La rougeole entraîne une « amnésie immunitaire » chez les personnes non vaccinées
Publié le - par Anaïs Poncet
La rougeole a des conséquences désastreuses sur notre système immunitaire. Nous savions déjà que cette maladie affaiblit notre immunité durablement et nous rend vulnérables à d’autres pathogènes, viraux ou bactériens. Deux équipes, américaines et anglaises, viennent de révéler les causes de cette vulnérabilité : l’infection entrainerait une sorte d’amnésie du système immunitaire !
Pour cette étude, 77 enfants âgés de 4 à 17 ans, jamais atteints de rougeole et non vaccinés, ont été suivis. Les chercheurs se sont intéressés aux répertoires d’anticorps de ces enfants avant et après l’infection par la rougeole. Pour rappel, les anticorps sont les molécules capables de détecter et neutraliser les agents pathogènes de manière spécifique. Ils sont présents à la surface des lymphocytes B ou sécrétés par ces derniers.
À Cambridge, au Royaume-Uni, Velislava Petrova et son équipe ont mis en évidence deux phénomènes à l’origine de cette immunosuppression post-rougeole.
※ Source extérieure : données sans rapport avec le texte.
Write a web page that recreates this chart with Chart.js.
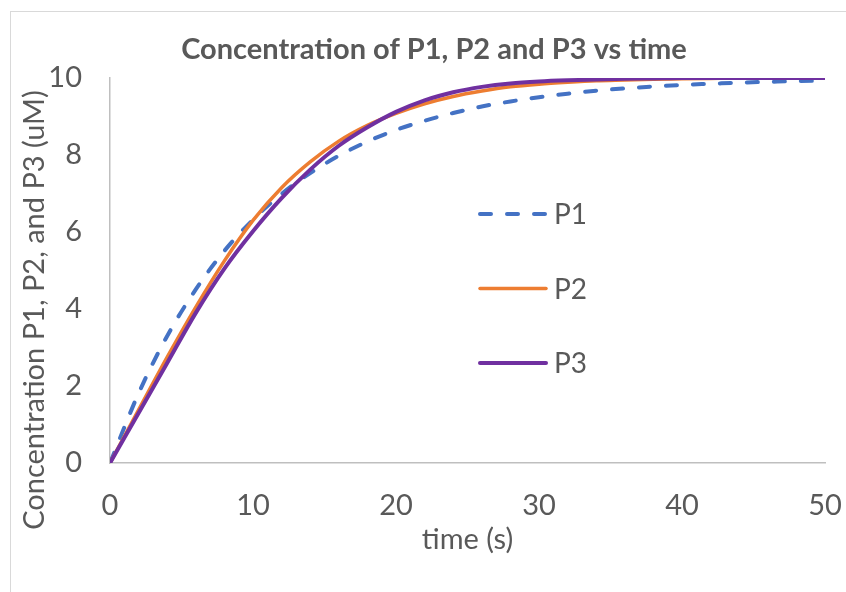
<!DOCTYPE html>
<html><head><meta charset="utf-8">
<script src="https://cdn.jsdelivr.net/npm/chart.js@4"></script>
<style>
html,body{margin:0;padding:0;background:#fff;overflow:hidden}
#wrap{position:relative;width:846px;height:592px;overflow:hidden}
#frame{position:absolute;left:10px;top:11px;width:860px;height:600px;border:1px solid #d9d9d9;box-sizing:border-box}
canvas{position:absolute;left:0;top:0}
</style></head>
<body><div id="wrap"><div id="frame"></div><canvas id="c" width="846" height="592" style="width:846px;height:592px"></canvas></div>
<script>
const chartTitle = 'Concentration of P1, P2 and P3 vs time';
const xTitle = 'time (s)';
const yTitle = 'Concentration P1, P2, and P3 (uM)';
const seriesNames = ['P1', 'P2', 'P3'];
const timeS = [0,2,4,6,8,10,12,14,16,18,20,22,24,26,28,30,32,34,36,38,40,42,44,46,48,50];
const p1 = [0,1.81,3.30,4.51,5.51,6.32,6.99,7.53,7.98,8.35,8.65,8.89,9.09,9.26,9.39,9.50,9.59,9.67,9.73,9.78,9.82,9.85,9.88,9.90,9.92,9.93];
const p2 = [0,1.38,2.75,4.05,5.25,6.30,7.15,7.82,8.36,8.77,9.08,9.33,9.52,9.66,9.77,9.84,9.89,9.93,9.95,9.97,9.98,9.99,10.0,10.0,10.0,10.0];
const p3 = [0,1.30,2.60,3.90,5.05,6.02,6.88,7.62,8.24,8.72,9.12,9.42,9.63,9.77,9.86,9.91,9.94,9.96,9.98,9.99,10.0,10.0,10.0,10.0,10.0,10.0];
const xTicks = [0,10,20,30,40,50];
const yTicks = [0,2,4,6,8,10];

const colors = ['#4472C4', '#ED7D31', '#7030A0'];
const TXT = '#595959';
const FONT = 'Lato, "Open Sans", sans-serif';

const seriesValues = [p1, p2, p3];
const datasets = seriesNames.map((name, i) => ({
  label: name,
  data: timeS.map((t, k) => ({x: t, y: seriesValues[i][k]})),
  borderColor: colors[i],
  backgroundColor: colors[i],
  borderWidth: i === 1 ? 3.5 : 4,
  borderDash: i === 0 ? [11, 16] : [],
  borderCapStyle: 'round',
  borderJoinStyle: 'round',
  pointRadius: 0,
  fill: false,
  tension: 0.4,
  cubicInterpolationMode: 'monotone',
  order: 3 - i
}));

const extras = {
  id: 'extras',
  afterDraw(chart) {
    const ctx = chart.ctx;
    ctx.save();
    ctx.translate(35, 310);
    ctx.rotate(-Math.PI / 2);
    ctx.fillStyle = TXT;
    ctx.font = '29px ' + FONT;
    ctx.textAlign = 'center';
    ctx.textBaseline = 'middle';
    ctx.fillText(yTitle, 0, 0);
    ctx.restore();
    ctx.save();
    chart.data.datasets.forEach((ds, i) => {
      const y = 214 + i * 74.5;
      ctx.beginPath();
      ctx.strokeStyle = ds.borderColor;
      ctx.lineWidth = ds.borderWidth;
      ctx.lineCap = 'round';
      ctx.setLineDash(ds.borderDash);
      ctx.moveTo(480, y);
      ctx.lineTo(546, y);
      ctx.stroke();
      ctx.setLineDash([]);
      ctx.fillStyle = TXT;
      ctx.font = '28px ' + FONT;
      ctx.textAlign = 'left';
      ctx.textBaseline = 'middle';
      ctx.fillText(ds.label, 554, y + 1);
    });
    ctx.restore();
  }
};

new Chart(document.getElementById('c'), {
  type: 'line',
  data: { datasets },
  options: {
    responsive: false,
    animation: false,
    devicePixelRatio: 1,
    layout: { padding: { left: 43, right: 21, top: 0, bottom: 0 } },
    plugins: {
      legend: { display: false },
      tooltip: { enabled: false },
      title: {
        display: true,
        text: chartTitle,
        color: TXT,
        font: { family: FONT, size: 29, weight: 'bold' },
        padding: { top: 32.6, bottom: 10.6 }
      }
    },
    scales: {
      x: {
        type: 'linear',
        min: xTicks[0],
        max: xTicks[xTicks.length - 1],
        afterBuildTicks: s => { s.ticks = xTicks.map(v => ({value: v})); },
        ticks: { color: TXT, font: { family: FONT, size: 29 }, padding: 17, maxRotation: 0 },
        grid: { display: false },
        border: { display: true, color: '#bfbfbf', width: 1.5 },
        title: { display: true, text: xTitle, color: TXT, font: { family: FONT, size: 29 }, padding: { top: 0, bottom: 34.6 } },
        afterFit: s => { s.height = 129; s.paddingRight = 0; s.paddingLeft = 0; }
      },
      y: {
        type: 'linear',
        min: yTicks[0],
        max: yTicks[yTicks.length - 1],
        afterBuildTicks: s => { s.ticks = yTicks.map(v => ({value: v})); },
        ticks: { color: TXT, font: { family: FONT, size: 29 }, padding: 20 },
        grid: { display: false },
        border: { display: true, color: '#bfbfbf', width: 1.5 },
        afterFit: s => { s.width = 67; }
      }
    }
  },
  plugins: [extras]
});
</script>
</body></html>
Le premier correspond à la diminution des réserves de lymphocytes B naïfs, ces cellules qui se spécialisent en lymphocytes B émetteurs d’anticorps dès qu’elles rencontrent un antigène et sont activées. Le second phénomène est la diminution des réserves de lymphocytes B mémoires. Ces derniers, en mémorisant les propriétés des antigènes déjà rencontrés, sont capables de fournir une réponse immunitaire plus rapide et plus intense à la seconde rencontre avec le même pathogène. En détruisant ces deux réserves, la rougeole empêche donc le corps de réagir rapidement face à un pathogène. Pire, elle détruit la mémoire immunitaire créée précédemment, empêchant ainsi une réaction rapide et ciblée !
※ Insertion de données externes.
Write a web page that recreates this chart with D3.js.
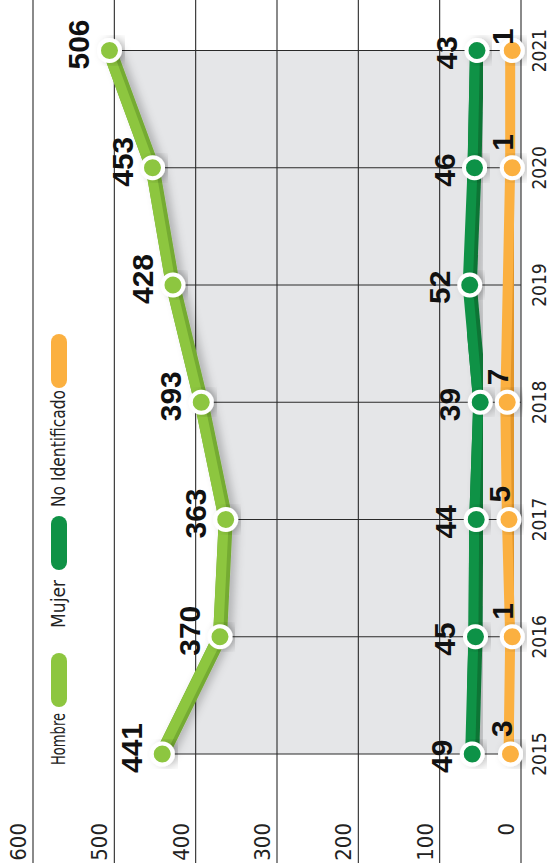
<!DOCTYPE html>
<html>
<head>
<meta charset="utf-8">
<script src="https://cdn.jsdelivr.net/npm/d3@7"></script>
<style>
  body { margin: 0; background: #fff; }
  svg { display: block; }
  .thin { font-family: 'Liberation Sans Narrow', 'DejaVu Sans Condensed', sans-serif; font-stretch: condensed; fill: #222; }
  .num { font-family: 'Liberation Sans', Arial, sans-serif; font-weight: bold; fill: #111; }
</style>
</head>
<body>
<svg id="graf" width="550" height="863"></svg>
<script>
// data
const years = ["2015", "2016", "2017", "2018", "2019", "2020", "2021"];
const hombre = [441, 370, 363, 393, 428, 453, 506];
const mujer = [49, 45, 44, 39, 52, 46, 43];
const noIdent = [3, 1, 5, 7, null, 1, 1];
const valueTicks = [0, 100, 200, 300, 400, 500, 600];
const legendLabels = ["Hombre", "Mujer", "No Identificado"];

const W = 863, H = 550;   // chart is drawn sideways, then turned

const svg = d3.select("#graf");

const defs = svg.append("defs");
const f = defs.append("filter").attr("id", "shadow")
    .attr("x", "-20%").attr("y", "-20%").attr("width", "140%").attr("height", "140%");
f.append("feDropShadow")
    .attr("dx", 0).attr("dy", 5)
    .attr("stdDeviation", 4.5)
    .attr("flood-color", "#000")
    .attr("flood-opacity", 0.22);

const g = svg.append("g")
    .attr("transform", `translate(0,${W}) rotate(-90)`);

const xScale = d3.scalePoint()
    .domain(years)
    .range([109, 812.5]);
const yScale = d3.scaleLinear()
    .domain([0, 600])
    .range([521, 33]);

// grey area under Hombre
const area = d3.area()
    .x((d, i) => xScale(years[i]))
    .y0(yScale(0))
    .y1(d => yScale(d));
g.append("path")
    .attr("d", area(hombre))
    .attr("fill", "#e5e6e8");

// value grid lines
g.selectAll(".vgrid")
    .data(valueTicks)
    .enter()
    .append("line")
    .attr("x1", 0).attr("x2", W)
    .attr("y1", d => yScale(d)).attr("y2", d => yScale(d))
    .attr("stroke", "#2a2a2a")
    .attr("stroke-width", 1.1);

// year grid lines from Hombre point to zero
g.selectAll(".ygrid")
    .data(years)
    .enter()
    .append("line")
    .attr("x1", d => xScale(d)).attr("x2", d => xScale(d))
    .attr("y1", (d, i) => yScale(hombre[i])).attr("y2", yScale(0))
    .attr("stroke", "#2a2a2a")
    .attr("stroke-width", 1.1);

// value tick labels
g.selectAll(".vlab")
    .data(valueTicks)
    .enter()
    .append("text")
    .attr("class", "thin")
    .attr("x", 40)
    .attr("y", d => yScale(d) - 7)
    .attr("text-anchor", "end")
    .attr("font-size", 22)
    .text(d => d);

// year labels
g.selectAll(".xlab")
    .data(years)
    .enter()
    .append("text")
    .attr("class", "thin")
    .attr("x", d => xScale(d))
    .attr("y", 546)
    .attr("text-anchor", "middle")
    .attr("font-size", 19)
    .text(d => d);

// series
const series = [
    {values: hombre, color: "#8dc63f", edge: "#74ab33", shift: 0, labelAbove: true},
    {values: mujer, color: "#0f9246", edge: "#0a7436", shift: -9, labelAbove: true},
    {values: noIdent, color: "#fbb040", edge: "#e2962c", shift: -8, labelAbove: false}
];

const line = d3.line()
    .x(d => xScale(d.year))
    .y(d => yScale(d.value));

series.slice().reverse().forEach(s => {
    const pts = years.map((y, i) => ({year: y, value: s.values[i]}))
        .filter(d => d.value !== null);
    const sg = g.append("g").attr("transform", `translate(0,${s.shift})`);

    sg.append("path")
        .attr("d", line(pts))
        .attr("fill", "none")
        .attr("stroke", s.edge)
        .attr("stroke-width", 14)
        .attr("stroke-linejoin", "round")
        .attr("filter", "url(#shadow)");
    sg.append("path")
        .attr("d", line(pts))
        .attr("fill", "none")
        .attr("stroke", s.color)
        .attr("stroke-width", 10)
        .attr("stroke-linejoin", "round")
        .attr("transform", "translate(0,-2)");

    sg.selectAll(".dot")
        .data(pts)
        .enter()
        .append("circle")
        .attr("cx", d => xScale(d.year))
        .attr("cy", d => yScale(d.value))
        .attr("r", 10.5)
        .attr("fill", s.color)
        .attr("stroke", "#fff")
        .attr("stroke-width", 4)
        .attr("filter", "url(#shadow)");

    sg.selectAll(".lab")
        .data(pts)
        .enter()
        .append("text")
        .attr("class", "num")
        .attr("font-size", 30)
        .attr("x", d => s.labelAbove ? xScale(d.year) - 19 : Math.min(xScale(d.year) + 17, 818))
        .attr("y", d => s.labelAbove ? yScale(d.value) - 20 : yScale(d.value) + 1)
        .text(d => d.value);
});

// legend
const colors = ["#8dc63f", "#0f9246", "#fbb040"];
const legendText = [98, 235, 356];
const legendWidth = [52, 48, 117];
const legendPill = [156, 293, 475];
legendLabels.forEach((name, i) => {
    g.append("text")
        .attr("class", "thin")
        .attr("x", legendText[i])
        .attr("y", 65)
        .attr("font-size", 19)
        .attr("textLength", legendWidth[i])
        .attr("lengthAdjust", "spacingAndGlyphs")
        .text(name);
    g.append("rect")
        .attr("x", legendPill[i]).attr("y", 51)
        .attr("width", 54).attr("height", 16)
        .attr("rx", 8)
        .attr("fill", colors[i]);
});
</script>
</body>
</html>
De leur côté, à Boston, aux États-Unis, Michael Mina et ses collègues ont mis en évidence que la rougeole détruisait 11 à 73 % du répertoire d’anticorps, dans les deux mois suivant l’infection. Si les chercheurs ont ensuite observé que la réserve d’anticorps se reconstruisait naturellement lorsque les enfants étaient à nouveau exposés à des pathogènes, cette destruction massive affecte sévèrement la mémoire immunitaire et donc la vitesse de réaction.
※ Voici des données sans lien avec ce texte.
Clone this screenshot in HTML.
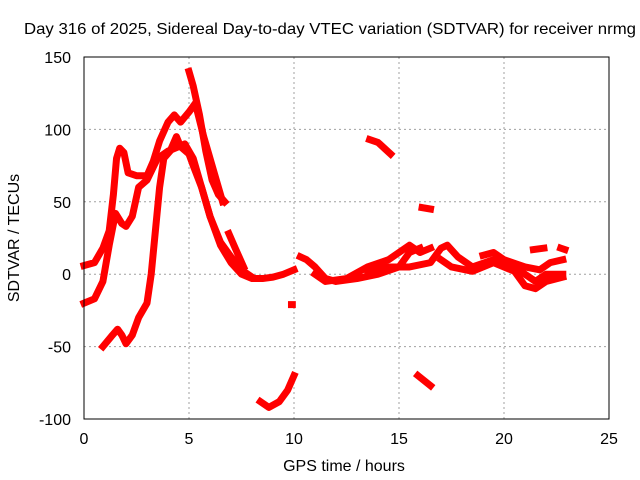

Depuis une vingtaine d’années, les campagnes de vaccination ont permis de réduire drastiquement les infections par la rougeole, sauvant plus de 20 millions de vies. Mais les diverses campagnes anti-vaccination et les accès restreints à cette méthode de prévention causent, aujourd’hui encore, 7 millions d’infections par an à travers le monde. Avec ces nouvelles découvertes, les chercheurs espèrent souligner l’importance de la vaccination. Pas seulement pour lutter contre la rougeole elle-même, mais aussi pour éviter d’affaiblir le système immunitaire face aux autres pathogènes.